Anon: Thanks. I see your point, but the problem is that those people who are not yet ready to do without a religion are precisely the ones who will cling most determinedly to the specific religion they currently have -- the least willing to switch to a religion recently invented to mollify them while allowing them to embrace modernity. The Taliban are vanishingly unlikely to convert to Christianity, and American militant fundies are vanishingly unlikely to convert to Islam or Hinduism. Yet those religions at least have the gravitas that comes from many generations of continuous existence. How much less likely would they be to adopt something recently contrived.

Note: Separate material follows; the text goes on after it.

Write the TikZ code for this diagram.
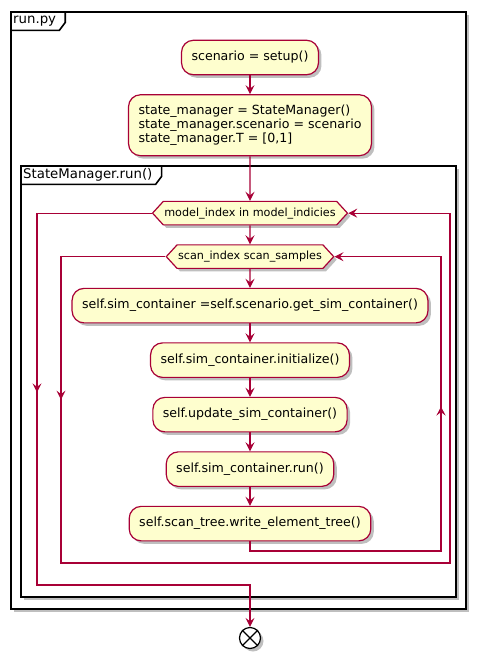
\documentclass[tikz,border=0pt]{standalone}
\usepackage{fontspec}
\setmainfont{DejaVu Sans}
\usetikzlibrary{arrows.meta,positioning,shapes.symbols,shadows,decorations.markings}
\definecolor{actfill}{HTML}{FEFECE}
\definecolor{actline}{HTML}{A80036}

\begin{document}
\begin{tikzpicture}[
    x=1pt, y=-1pt,
    node distance=18.8pt,
    >={Stealth[length=9pt,width=9pt,inset=3.5pt]},
    shadowed/.style={drop shadow={shadow xshift=3pt, shadow yshift=-3pt, fill=black, opacity=0.25}},
    action/.style={draw=actline, fill=actfill, line width=1.2pt, rounded corners=12pt, inner xsep=10pt, inner ysep=10pt, minimum height=34.5pt, font=\fontsize{12.6}{14.2}\selectfont, align=left, shadowed},
    guard/.style={draw=actline, fill=actfill, line width=1.2pt, shape=signal, signal to=west and east, signal pointer angle=95, minimum height=23.5pt, inner xsep=1pt, font=\fontsize{11.2}{13}\selectfont, shadowed},
    flow/.style={draw=actline, line width=1.1pt, ->},
    arrowat/.style={postaction={decorate}, decoration={markings, mark=at position #1 with {\arrow{>}}}},
    framebox/.style={draw=black, line width=1.6pt},
    tabtext/.style={font=\fontsize{13.3}{15}\selectfont, anchor=north west, inner xsep=2pt, inner ysep=0pt, minimum height=18pt},
]
    \useasboundingbox (0,0) rectangle (482,665);

    % frames
    \draw[framebox, fill=white, shadowed] (11,12) rectangle (466,609);
    \node (runlbl) [tabtext] at (11,12) {run.py};
    \draw[framebox] (runlbl.south west) -- ([xshift=1pt]runlbl.south east) -- ([xshift=7pt,yshift=8pt]runlbl.south east) -- ([xshift=7pt]runlbl.north east);

    \draw[framebox, fill=white, shadowed] (21,166) rectangle (456,597);
    \node (smlbl) [tabtext] at (21,166) {StateManager.run()};
    \draw[framebox] (smlbl.south west) -- ([xshift=1pt]smlbl.south east) -- ([xshift=7pt,yshift=8pt]smlbl.south east) -- ([xshift=7pt]smlbl.north east);

    % activities
    \node (setup) [action] at (250,57.5) {scenario = setup()};
    \node (state) [action, below=of setup] {state\_manager = StateManager()\\state\_manager.scenario = scenario\\state\_manager.T = [0,1]};
    \node (models) [guard, below=44.5pt of state] {model\_index in model\_indicies};
    \node (scans) [guard, below=of models] {scan\_index scan\_samples};
    \node (getsim) [action, below=of scans] {self.sim\_container =self.scenario.get\_sim\_container()};
    \node (init) [action, below=of getsim] {self.sim\_container.initialize()};
    \node (update) [action, below=of init] {self.update\_sim\_container()};
    \node (simrun) [action, below=of update] {self.sim\_container.run()};
    \node (tree) [action, below=of simrun] {self.scan\_tree.write\_element\_tree()};
    \node (stop) [circle, draw, fill=white, line width=1.2pt, minimum size=21pt, inner sep=0pt, shadowed] at (250,638) {};
    \draw[line width=1.2pt] (stop.45) -- (stop.225) (stop.135) -- (stop.315);

    \draw[flow] (setup) -- (state);
    \draw[flow] (state) -- (models);
    \draw[flow] (models) -- (scans);
    \draw[flow] (scans) -- (getsim);
    \draw[flow] (getsim) -- (init);
    \draw[flow] (init) -- (update);
    \draw[flow] (update) -- (simrun);
    \draw[flow] (simrun) -- (tree);

    % loops
    \coordinate (back) at (441,551);
    \draw[flow, arrowat=345pt] (tree.south) |- (back) |- (scans.east);
    \coordinate (scans out) at (61,563);
    \coordinate (scans out r) at (450,563);
    \draw[flow, arrowat=247.5pt] (scans.west) -| (scans out) -- (scans out r) |- (models.east);
    \coordinate (models out) at (37,585);
    \draw[flow, arrowat=294pt] (models.west) -| (models out) -| (stop);
\end{tikzpicture}
\end{document}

It's true that people keep inventing new religions, but they don't catch on. The most successful recently-invented religions are Mormonism and Baha'ism, but their numbers of adherents are negligible compared to ancient religions like Christianity and Islam.
More benign forms of old religions do at least reduce the suffering and stupidity, but realistically, the only solution is abandonment of religion altogether -- as slow and difficult as that process is, it is actually happening and producing results.
I like being a pagan...no book to tell us how to live and no church to make payments to their Gods..the Goddess approves of this message.
I love your line: "If the Bible's pronouncements are to be judged case-by-case on the basis of present-day values, one might as well just go by those present-day values and skip the Bible entirely."
I've never met or heard of, for that matter, a religious person that doesn't make exceptions to scripture--even among those that are declared to be the most fervent of followers. It's impossible to adhere to any holy text because they all contain so many contradictions.
Granny: That's true -- a religion with no written dogma has more freedom to evolve, although it's probably less coherent at any given time.
Carol: They more or less have to make exceptions. Anybody who lived according to what the Bible actually says would quickly end up in prison.